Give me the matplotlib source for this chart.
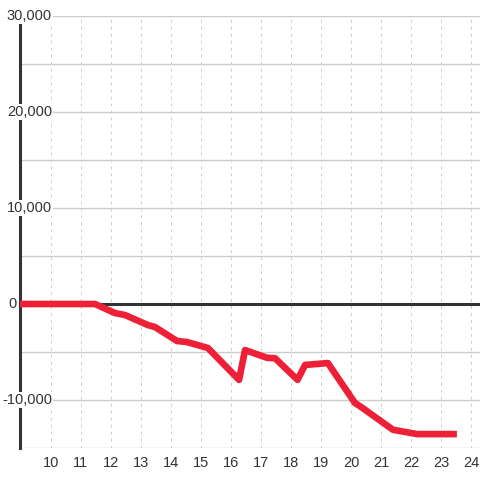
import matplotlib
matplotlib.use("Agg")
import matplotlib.pyplot as plt
import matplotlib.transforms as mtransforms

# Data
x_vals = [8.95, 11.47, 12.13, 12.47, 13.23, 13.47, 14.2, 14.53, 15.23, 16.27,
          16.47, 17.2, 17.47, 18.22, 18.47, 19.23, 20.13, 20.37, 21.4, 22.2, 23.53]
y_vals = [0, 0, -940, -1150, -2190, -2400, -3850, -3960, -4580, -7900,
          -4800, -5600, -5650, -7900, -6350, -6150, -10300, -10800, -13100, -13550, -13550]
x_ticks = list(range(10, 25))
y_label_vals = [30000, 20000, 10000, 0, -10000]
y_label_text = ["30,000", "20,000", "10,000", "0", "-10,000"]

plt.rcParams['font.family'] = ['Liberation Sans', 'DejaVu Sans']

fig = plt.figure(figsize=(4.8, 4.8), dpi=100)
fig.patch.set_facecolor('white')
ax = fig.add_axes([20/480, 1 - 448/480, 460/480, 432/480])
ax.set_facecolor('white')

ax.set_xlim(8.97, 24.3)
ax.set_ylim(-15000, 30000)

# grid
for yv in range(-15000, 30001, 5000):
    ax.axhline(yv, color='#cccccc', lw=1.0, zorder=0.5)
for xv in x_ticks:
    ax.axvline(xv, color='#cfcfcf', lw=0.75, ls=(0, (2.7, 4)), zorder=0.5)

ax.axhline(0, color='#333333', lw=2.2, zorder=1.5)

ax.plot(x_vals, y_vals, color='#ee2037', lw=4.8, solid_joinstyle='round',
        solid_capstyle='butt', zorder=4)

for s in ['top', 'right', 'bottom']:
    ax.spines[s].set_visible(False)
ax.spines['left'].set_color('#333333')
ax.spines['left'].set_linewidth(2.2)

ax.set_xticks(x_ticks)
ax.set_xticklabels([str(t) for t in x_ticks])
ax.tick_params(axis='x', length=0, pad=6, labelsize=10.5, labelcolor='#333333')
ax.set_yticks([])

trans = mtransforms.blended_transform_factory(ax.transAxes, ax.transData)
for v, t in zip(y_label_vals, y_label_text):
    if v == 0:
        xpos = (17 - 20) / 460
        ax.text(xpos, v, t, transform=trans, ha='right', va='center',
                fontsize=10.5, color='#333333', clip_on=False, zorder=3)
    else:
        xpos = (52 - 20) / 460
        ax.text(xpos, v, t, transform=trans, ha='right', va='center',
                fontsize=10.5, color='#333333', clip_on=False, zorder=3,
                bbox=dict(facecolor='white', edgecolor='none', pad=1.0))

fig.savefig('out.png', dpi=100, facecolor='white')
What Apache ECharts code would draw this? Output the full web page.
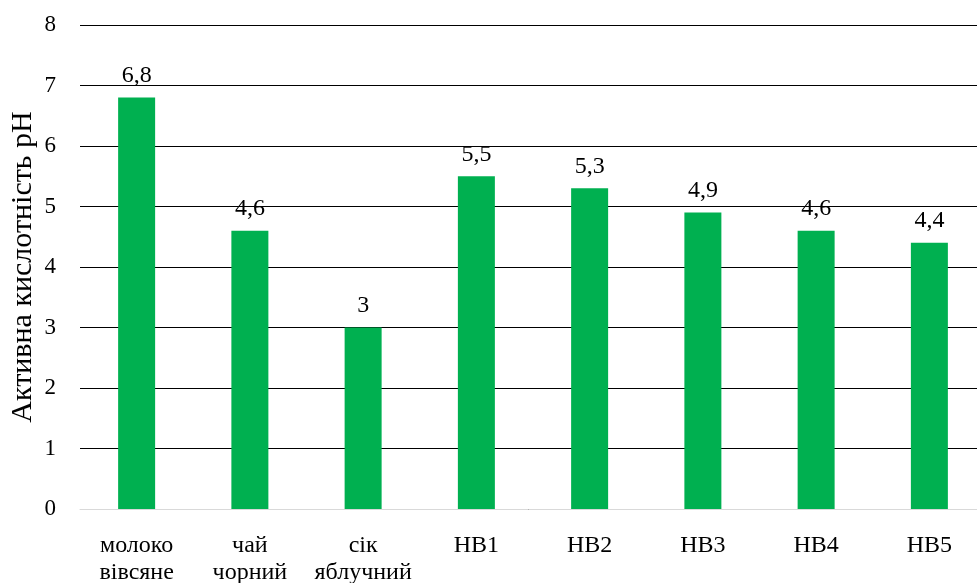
<!DOCTYPE html>
<html><head><meta charset="utf-8">
<script src="https://cdn.jsdelivr.net/npm/echarts@6/dist/echarts.min.js"></script>
<style>html,body{margin:0;padding:0;background:#fff}#c{width:977px;height:583px}</style>
</head><body><div id="c"></div>
<script>
const categories = ['молоко\nвівсяне', 'чай\nчорний', 'сік\nяблучний', 'НВ1', 'НВ2', 'НВ3', 'НВ4', 'НВ5'];
const values = [6.8, 4.6, 3, 5.5, 5.3, 4.9, 4.6, 4.4];
const yTicks = [0, 1, 2, 3, 4, 5, 6, 7, 8];
const yTitle = 'Активна кислотність pH';

const font = 'Liberation Serif, Times New Roman, serif';
const chart = echarts.init(document.getElementById('c'));
chart.setOption({
  animation: false,
  grid: { left: 80, right: -9, top: 25, bottom: 74, containLabel: false, outerBoundsMode: 'none' },
  xAxis: {
    type: 'category', data: categories,
    axisTick: { show: false },
    axisLine: { lineStyle: { color: '#d9d9d9', width: 1 } },
    axisLabel: { color: '#000', fontFamily: font, fontSize: 24, margin: 23, lineHeight: 27, interval: 0 }
  },
  yAxis: {
    type: 'value', min: yTicks[0], max: yTicks[yTicks.length - 1], interval: 1,
    name: yTitle, nameLocation: 'middle', nameGap: 42, nameMoveOverlap: false,
    nameTextStyle: { color: '#000', fontFamily: font, fontSize: 30 },
    axisLine: { show: false }, axisTick: { show: false },
    axisLabel: { color: '#000', fontFamily: font, fontSize: 23, margin: 24 },
    splitLine: { lineStyle: { color: '#000', width: 1 } }
  },
  series: [{
    type: 'bar', data: values, barWidth: 37,
    itemStyle: { color: '#00B050' },
    label: { show: true, position: 'top', distance: 10, color: '#000', fontFamily: font, fontSize: 24,
      formatter: p => String(p.value).replace('.', ',') }
  }]
});
</script></body></html>
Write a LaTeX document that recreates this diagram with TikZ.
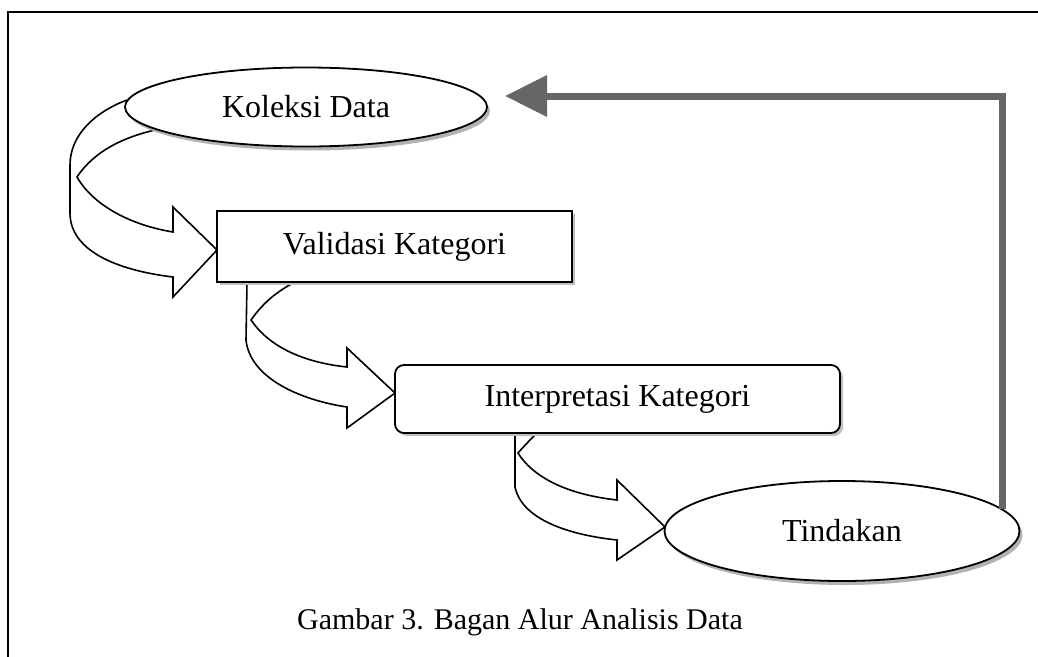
\documentclass[tikz,border=0pt]{standalone}
\usepackage{fontspec}
\setmainfont{Liberation Serif}
\usetikzlibrary{shapes.geometric,shadows,arrows.meta}
\begin{document}
\begin{tikzpicture}[x=1pt,y=-1pt,
  lbl/.style={font=\fontsize{32}{38}\selectfont},
  caplbl/.style={font=\fontsize{30}{36}\selectfont},
  ellbox/.style={ellipse,draw=black,line width=1.8pt,fill=white,inner sep=0pt,lbl,
    drop shadow={shadow xshift=3pt,shadow yshift=-4pt,fill=gray!60,opacity=1}},
  recbox/.style={rectangle,draw=black,line width=1.8pt,fill=white,inner sep=0pt,lbl,
    drop shadow={shadow xshift=3pt,shadow yshift=-3pt,fill=gray!50,opacity=1}},
  bendarrow/.style={draw=black,line width=1.6pt,fill=white,line join=miter},
  fb/.style={draw=black!60,line width=7pt,-{Triangle[length=42pt,width=40pt]}},
  frame/.style={draw=black,line width=2pt}
]
\useasboundingbox (0,0) rectangle (1038,656);
% outer frame
\draw[frame] (8,680) -- (8,12) -- (1060,12);

% curved block arrows
\path[bendarrow] (127,100) .. controls (95,112) and (70,135) .. (70,165) -- (70,213)
  .. controls (70,250) and (115,270) .. (173,277) -- (173,297) -- (217,250) -- (173,207) -- (173,232)
  .. controls (130,225) and (93,205) .. (77,177) .. controls (95,150) and (125,137) .. (155,130);
\path[bendarrow] (247,282) -- (246,340) .. controls (250,378) and (300,400) .. (347,407)
  -- (347,428) -- (395,393) -- (347,348) -- (347,367)
  .. controls (300,362) and (268,345) .. (251,320) .. controls (265,300) and (280,290) .. (295,282);
\path[bendarrow] (515,433) -- (515,487) .. controls (522,520) and (570,535) .. (617,540)
  -- (617,560) -- (665,527) -- (617,480) -- (617,500)
  .. controls (572,495) and (535,480) .. (518,453) .. controls (525,445) and (530,440) .. (537,433);

% nodes
\node[ellbox,minimum width=362pt,minimum height=79pt] (kol) at (306,107) {Koleksi Data};
\node[recbox,minimum width=355pt,minimum height=71pt] (val) at (394.5,246.5) {Validasi Kategori};
\node[recbox,rounded corners=9pt,minimum width=445pt,minimum height=68pt] (int) at (617.5,399) {Interpretasi Kategori};
\node[ellbox,minimum width=355pt,minimum height=100pt] (tind) at (842,531) {Tindakan};

% feedback arrow
\coordinate (fbtip) at (505,96);
\draw[fb] (tind.8) |- (fbtip);

% caption
\node[caplbl] (cap) at (520,622) {Gambar 3. Bagan Alur Analisis Data};
\end{tikzpicture}
\end{document}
+++++
▶ GIVEN TASK:
Reproduce the full material exactly, excluding the pictures.

▶ REPLY TO THE TASK:
Give me the matplotlib source for this chart.
import matplotlib
matplotlib.use("Agg")
import matplotlib.pyplot as plt
import matplotlib.transforms as mtransforms

# Data
x_vals = [8.95, 11.47, 12.13, 12.47, 13.23, 13.47, 14.2, 14.53, 15.23, 16.27,
          16.47, 17.2, 17.47, 18.22, 18.47, 19.23, 20.13, 20.37, 21.4, 22.2, 23.53]
y_vals = [0, 0, -940, -1150, -2190, -2400, -3850, -3960, -4580, -7900,
          -4800, -5600, -5650, -7900, -6350, -6150, -10300, -10800, -13100, -13550, -13550]
x_ticks = list(range(10, 25))
y_label_vals = [30000, 20000, 10000, 0, -10000]
y_label_text = ["30,000", "20,000", "10,000", "0", "-10,000"]

plt.rcParams['font.family'] = ['Liberation Sans', 'DejaVu Sans']

fig = plt.figure(figsize=(4.8, 4.8), dpi=100)
fig.patch.set_facecolor('white')
ax = fig.add_axes([20/480, 1 - 448/480, 460/480, 432/480])
ax.set_facecolor('white')

ax.set_xlim(8.97, 24.3)
ax.set_ylim(-15000, 30000)

# grid
for yv in range(-15000, 30001, 5000):
    ax.axhline(yv, color='#cccccc', lw=1.0, zorder=0.5)
for xv in x_ticks:
    ax.axvline(xv, color='#cfcfcf', lw=0.75, ls=(0, (2.7, 4)), zorder=0.5)

ax.axhline(0, color='#333333', lw=2.2, zorder=1.5)

ax.plot(x_vals, y_vals, color='#ee2037', lw=4.8, solid_joinstyle='round',
        solid_capstyle='butt', zorder=4)

for s in ['top', 'right', 'bottom']:
    ax.spines[s].set_visible(False)
ax.spines['left'].set_color('#333333')
ax.spines['left'].set_linewidth(2.2)

ax.set_xticks(x_ticks)
ax.set_xticklabels([str(t) for t in x_ticks])
ax.tick_params(axis='x', length=0, pad=6, labelsize=10.5, labelcolor='#333333')
ax.set_yticks([])

trans = mtransforms.blended_transform_factory(ax.transAxes, ax.transData)
for v, t in zip(y_label_vals, y_label_text):
    if v == 0:
        xpos = (17 - 20) / 460
        ax.text(xpos, v, t, transform=trans, ha='right', va='center',
                fontsize=10.5, color='#333333', clip_on=False, zorder=3)
    else:
        xpos = (52 - 20) / 460
        ax.text(xpos, v, t, transform=trans, ha='right', va='center',
                fontsize=10.5, color='#333333', clip_on=False, zorder=3,
                bbox=dict(facecolor='white', edgecolor='none', pad=1.0))

fig.savefig('out.png', dpi=100, facecolor='white')
What Apache ECharts code would draw this? Output the full web page.
<!DOCTYPE html>
<html><head><meta charset="utf-8">
<script src="https://cdn.jsdelivr.net/npm/echarts@6/dist/echarts.min.js"></script>
<style>html,body{margin:0;padding:0;background:#fff}#c{width:977px;height:583px}</style>
</head><body><div id="c"></div>
<script>
const categories = ['молоко\nвівсяне', 'чай\nчорний', 'сік\nяблучний', 'НВ1', 'НВ2', 'НВ3', 'НВ4', 'НВ5'];
const values = [6.8, 4.6, 3, 5.5, 5.3, 4.9, 4.6, 4.4];
const yTicks = [0, 1, 2, 3, 4, 5, 6, 7, 8];
const yTitle = 'Активна кислотність pH';

const font = 'Liberation Serif, Times New Roman, serif';
const chart = echarts.init(document.getElementById('c'));
chart.setOption({
  animation: false,
  grid: { left: 80, right: -9, top: 25, bottom: 74, containLabel: false, outerBoundsMode: 'none' },
  xAxis: {
    type: 'category', data: categories,
    axisTick: { show: false },
    axisLine: { lineStyle: { color: '#d9d9d9', width: 1 } },
    axisLabel: { color: '#000', fontFamily: font, fontSize: 24, margin: 23, lineHeight: 27, interval: 0 }
  },
  yAxis: {
    type: 'value', min: yTicks[0], max: yTicks[yTicks.length - 1], interval: 1,
    name: yTitle, nameLocation: 'middle', nameGap: 42, nameMoveOverlap: false,
    nameTextStyle: { color: '#000', fontFamily: font, fontSize: 30 },
    axisLine: { show: false }, axisTick: { show: false },
    axisLabel: { color: '#000', fontFamily: font, fontSize: 23, margin: 24 },
    splitLine: { lineStyle: { color: '#000', width: 1 } }
  },
  series: [{
    type: 'bar', data: values, barWidth: 37,
    itemStyle: { color: '#00B050' },
    label: { show: true, position: 'top', distance: 10, color: '#000', fontFamily: font, fontSize: 24,
      formatter: p => String(p.value).replace('.', ',') }
  }]
});
</script></body></html>
Write a LaTeX document that recreates this diagram with TikZ.
\documentclass[tikz,border=0pt]{standalone}
\usepackage{fontspec}
\setmainfont{Liberation Serif}
\usetikzlibrary{shapes.geometric,shadows,arrows.meta}
\begin{document}
\begin{tikzpicture}[x=1pt,y=-1pt,
  lbl/.style={font=\fontsize{32}{38}\selectfont},
  caplbl/.style={font=\fontsize{30}{36}\selectfont},
  ellbox/.style={ellipse,draw=black,line width=1.8pt,fill=white,inner sep=0pt,lbl,
    drop shadow={shadow xshift=3pt,shadow yshift=-4pt,fill=gray!60,opacity=1}},
  recbox/.style={rectangle,draw=black,line width=1.8pt,fill=white,inner sep=0pt,lbl,
    drop shadow={shadow xshift=3pt,shadow yshift=-3pt,fill=gray!50,opacity=1}},
  bendarrow/.style={draw=black,line width=1.6pt,fill=white,line join=miter},
  fb/.style={draw=black!60,line width=7pt,-{Triangle[length=42pt,width=40pt]}},
  frame/.style={draw=black,line width=2pt}
]
\useasboundingbox (0,0) rectangle (1038,656);
% outer frame
\draw[frame] (8,680) -- (8,12) -- (1060,12);

% curved block arrows
\path[bendarrow] (127,100) .. controls (95,112) and (70,135) .. (70,165) -- (70,213)
  .. controls (70,250) and (115,270) .. (173,277) -- (173,297) -- (217,250) -- (173,207) -- (173,232)
  .. controls (130,225) and (93,205) .. (77,177) .. controls (95,150) and (125,137) .. (155,130);
\path[bendarrow] (247,282) -- (246,340) .. controls (250,378) and (300,400) .. (347,407)
  -- (347,428) -- (395,393) -- (347,348) -- (347,367)
  .. controls (300,362) and (268,345) .. (251,320) .. controls (265,300) and (280,290) .. (295,282);
\path[bendarrow] (515,433) -- (515,487) .. controls (522,520) and (570,535) .. (617,540)
  -- (617,560) -- (665,527) -- (617,480) -- (617,500)
  .. controls (572,495) and (535,480) .. (518,453) .. controls (525,445) and (530,440) .. (537,433);

% nodes
\node[ellbox,minimum width=362pt,minimum height=79pt] (kol) at (306,107) {Koleksi Data};
\node[recbox,minimum width=355pt,minimum height=71pt] (val) at (394.5,246.5) {Validasi Kategori};
\node[recbox,rounded corners=9pt,minimum width=445pt,minimum height=68pt] (int) at (617.5,399) {Interpretasi Kategori};
\node[ellbox,minimum width=355pt,minimum height=100pt] (tind) at (842,531) {Tindakan};

% feedback arrow
\coordinate (fbtip) at (505,96);
\draw[fb] (tind.8) |- (fbtip);

% caption
\node[caplbl] (cap) at (520,622) {Gambar 3. Bagan Alur Analisis Data};
\end{tikzpicture}
\end{document}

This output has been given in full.